Sen. Josh Hawley, a Missouri Republican, says he will object to the Electoral College results next week when Congress meets to officially certify President-elect Joe Biden's win over President Donald Trump, ensuring a doomed but dramatic congressional fight to overturn Biden's win.
Hawley, a close ally of the president, is the first senator to announce he would back the effort on Jan. 6, ensuring both chambers will debate and be forced to vote on whether to overturn Biden's election win. A faction of conservative House Republicans, led by Mo. Brooks, R-Ala., have already said they will object to electoral votes from some battleground states that Biden won, such as Pennsylvania ad Georgia.
Biden won the Dec. 14 Electoral College vote 306-232.
"I cannot vote to certify the electoral college results on January 6 without raising the fact that some states, particularly Pennsylvania, failed to follow their own state election laws," Hawley said in a statement announcing his decision. "And I cannot vote to certify without pointing out the unpresented effort of mega corporations, including Facebook and Twitter, to interfere in this election, in support of Joe Biden."
Hawley, who is thought of as a possible 2024 presidential candidate, said that "at the very least, Congress should investigate allegations of voter fraud and adopt measures to secure the integrity of our elections. But Congress has so far failed to act."
Trump has repeatedly called on congressional Republicans to step up and object on his behalf, but many have acknowledged Biden's win. Some went as far to call the effort to object meaningless.
"The thing they’ve got to remember is, it’s just not going anywhere. I mean, in the Senate it would go down like a shot dog," Sen.

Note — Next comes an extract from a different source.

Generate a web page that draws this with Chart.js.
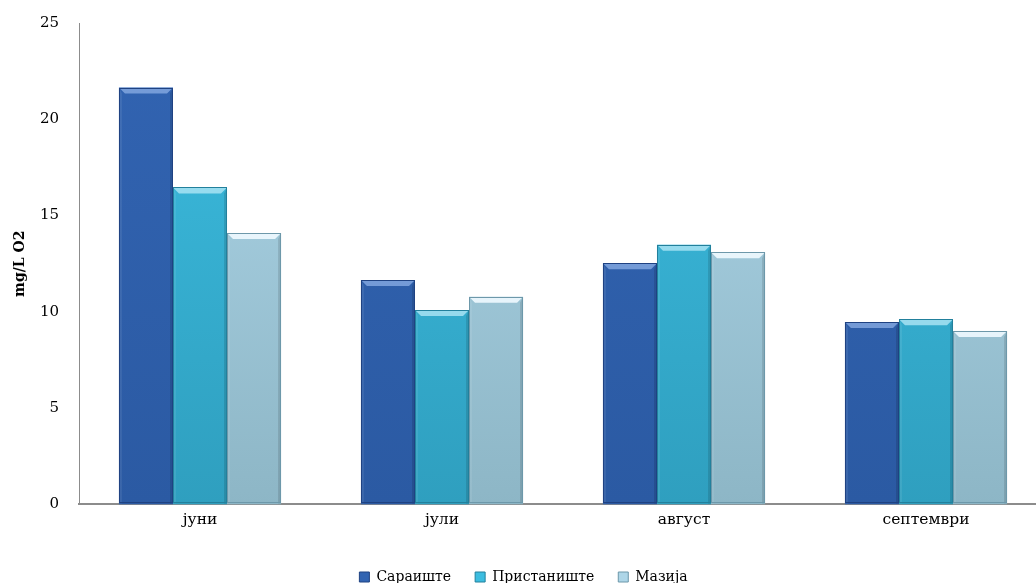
<!DOCTYPE html>
<html>
<head>
<meta charset="utf-8">
<script src="https://cdn.jsdelivr.net/npm/chart.js@4/dist/chart.umd.min.js"></script>
<style>
  html, body { margin: 0; padding: 0; background: #fff; overflow: hidden; }
  #wrap { position: relative; width: 1047px; height: 583px; }
</style>
</head>
<body>
<div id="wrap"><canvas id="c" width="1047" height="583"></canvas></div>
<script>
// Monthly values, mg/L O2, per sampling site
const months = ['јуни', 'јули', 'август', 'септември'];
const sites = ['Сараиште', 'Пристаниште', 'Мазија'];
const saraishte = [21.65, 11.66, 12.52, 9.47];
const pristanishte = [16.46, 10.09, 13.49, 9.61];
const mazija = [14.10, 10.79, 13.09, 9.00];
const yTicks = [0, 5, 10, 15, 20, 25];

// top / bottom shades for each site's bars
const shades = [
  { top: '#3264b2', bottom: '#2b5aa3', edge: '#1f4282', hi: 'rgba(140,175,230,0.75)' },
  { top: '#3cbde0', bottom: '#2f9fbf', edge: '#22809c', hi: 'rgba(175,230,245,0.8)' },
  { top: '#aed6e8', bottom: '#8db6c6', edge: '#6d98aa', hi: 'rgba(240,250,255,0.9)' }
];

function gradFor(i) {
  return (ctx) => {
    const ch = ctx.chart;
    const a = ch.chartArea;
    if (!a) return shades[i].top;
    const g = ch.ctx.createLinearGradient(0, a.top, 0, a.bottom);
    g.addColorStop(0, shades[i].top);
    g.addColorStop(1, shades[i].bottom);
    return g;
  };
}

// Bevelled look on every bar: light top facet, darker side facets
const bevel = {
  id: 'bevel',
  afterDatasetsDraw(chart) {
    const c = chart.ctx;
    chart.data.datasets.forEach((ds, di) => {
      const meta = chart.getDatasetMeta(di);
      const s = shades[di];
      meta.data.forEach((bar) => {
        const x0 = bar.x - bar.width / 2, x1 = bar.x + bar.width / 2;
        const y0 = bar.y, y1 = bar.base - 1;
        const b = 6;
        c.save();
        c.fillStyle = s.hi;
        c.beginPath();
        c.moveTo(x0, y0); c.lineTo(x1, y0); c.lineTo(x1 - b, y0 + b); c.lineTo(x0 + b, y0 + b);
        c.closePath(); c.fill();
        c.fillStyle = 'rgba(0,0,0,0.12)';
        c.beginPath();
        c.moveTo(x1, y0); c.lineTo(x1, y1); c.lineTo(x1 - 3, y1); c.lineTo(x1 - 3, y0 + b);
        c.closePath(); c.fill();
        c.fillStyle = 'rgba(255,255,255,0.08)';
        c.beginPath();
        c.moveTo(x0, y0); c.lineTo(x0 + 3, y0 + b); c.lineTo(x0 + 3, y1); c.lineTo(x0, y1);
        c.closePath(); c.fill();
        c.strokeStyle = s.edge;
        c.lineWidth = 1;
        const rx = Math.round(x0) + 0.5, ry = Math.round(y0) + 0.5;
        c.strokeRect(rx, ry, Math.round(x1 - x0) - 1, Math.round(y1) - Math.round(y0) - 1);
        c.restore();
      });
    });
  }
};

const serif = "'DejaVu Serif', 'Liberation Serif', serif";

new Chart(document.getElementById('c'), {
  type: 'bar',
  data: {
    labels: months,
    datasets: [
      { label: sites[0], data: saraishte, backgroundColor: gradFor(0) },
      { label: sites[1], data: pristanishte, backgroundColor: gradFor(1) },
      { label: sites[2], data: mazija, backgroundColor: gradFor(2) }
    ]
  },
  options: {
    responsive: false,
    animation: false,
    layout: { padding: { top: 21, right: 0, left: 0, bottom: -11 } },
    datasets: { bar: { barPercentage: 1.0, categoryPercentage: 0.67, borderWidth: 0 } },
    plugins: {
      tooltip: { enabled: false },
      legend: {
        position: 'bottom',
        labels: {
          font: { family: serif, size: 14 },
          color: '#000',
          boxWidth: 10,
          boxHeight: 10,
          padding: 24,
          generateLabels(chart) {
            return chart.data.datasets.map((ds, i) => ({
              text: ds.label,
              fillStyle: shades[i].top,
              strokeStyle: shades[i].edge,
              lineWidth: 1,
              datasetIndex: i,
              fontColor: '#000'
            }));
          }
        }
      }
    },
    scales: {
      x: {
        grid: { display: false, drawTicks: false },
        border: { display: true, color: '#8c8c8c', width: 2 },
        ticks: { font: { family: serif, size: 15.5 }, color: '#000', padding: 6 },
        afterFit(axis) { axis.height += 11; }
      },
      y: {
        min: 0, max: 25,
        afterBuildTicks(axis) { axis.ticks = yTicks.map(v => ({ value: v })); },
        afterFit(axis) { axis.width = 79; },
        grid: { display: false, drawOnChartArea: false, drawTicks: true, tickLength: 6, color: '#8c8c8c' },
        border: { display: true, color: '#8c8c8c', width: 1 },
        ticks: { font: { family: serif, size: 15 }, color: '#000', padding: 14 },
        title: {
          display: true,
          text: 'mg/L O2',
          font: { family: serif, size: 14, weight: 'bold' },
          color: '#000',
          padding: { top: 12, bottom: 0 }
        }
      }
    }
  },
  plugins: [bevel]
});
</script>
</body>
</html>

John Thune, the No. 3 Senate Republican, told reporters earlier this month. "And I just don’t think it makes a lot of sense to put everybody through this when you know what the ultimate outcome is going to be."
If Hawley follows through and signs on to a House objection, it would force the two chambers to split for up to two hours during next week’s joint special session to debate and vote on the objection.
The effort, however, is doomed to fail in the Democratic-controlled House and even in the Senate, where Republican leaders led by Majority Leader Mitch McConnell have warned colleagues not to challenge the Electoral College vote.
The move will put some conservatives in an uncomfortable position to either back the president's baseless claims of widespread voter fraud or vote to defy Trump and certify Biden's win.
The last time a senator supported an objection of Electoral College votes was in January 2005 after the 2004 election. Then-Sen. Barbara Boxer, D-Calif., backed Ohio U.S. Rep. Stephanie Tubbs Jones’ objection to the electoral votes in Ohio, the deciding state in George W. Bush’s election victory over Democrat John Kerry.
Their objection lost handily, receiving just one vote in the Senate – Boxer's – and 31 votes in the House, all from Democrats.
Following the 2016 election, half a dozen Democratic House members raised objections to Trump’s Electoral College wins in certain states during the joint session. But Biden – then-vice president and president of the Senate – repeatedly slammed his gavel to halt their efforts because they lacked a Senate sponsor.
“It is over,” Biden said then as Republican lawmakers applauded.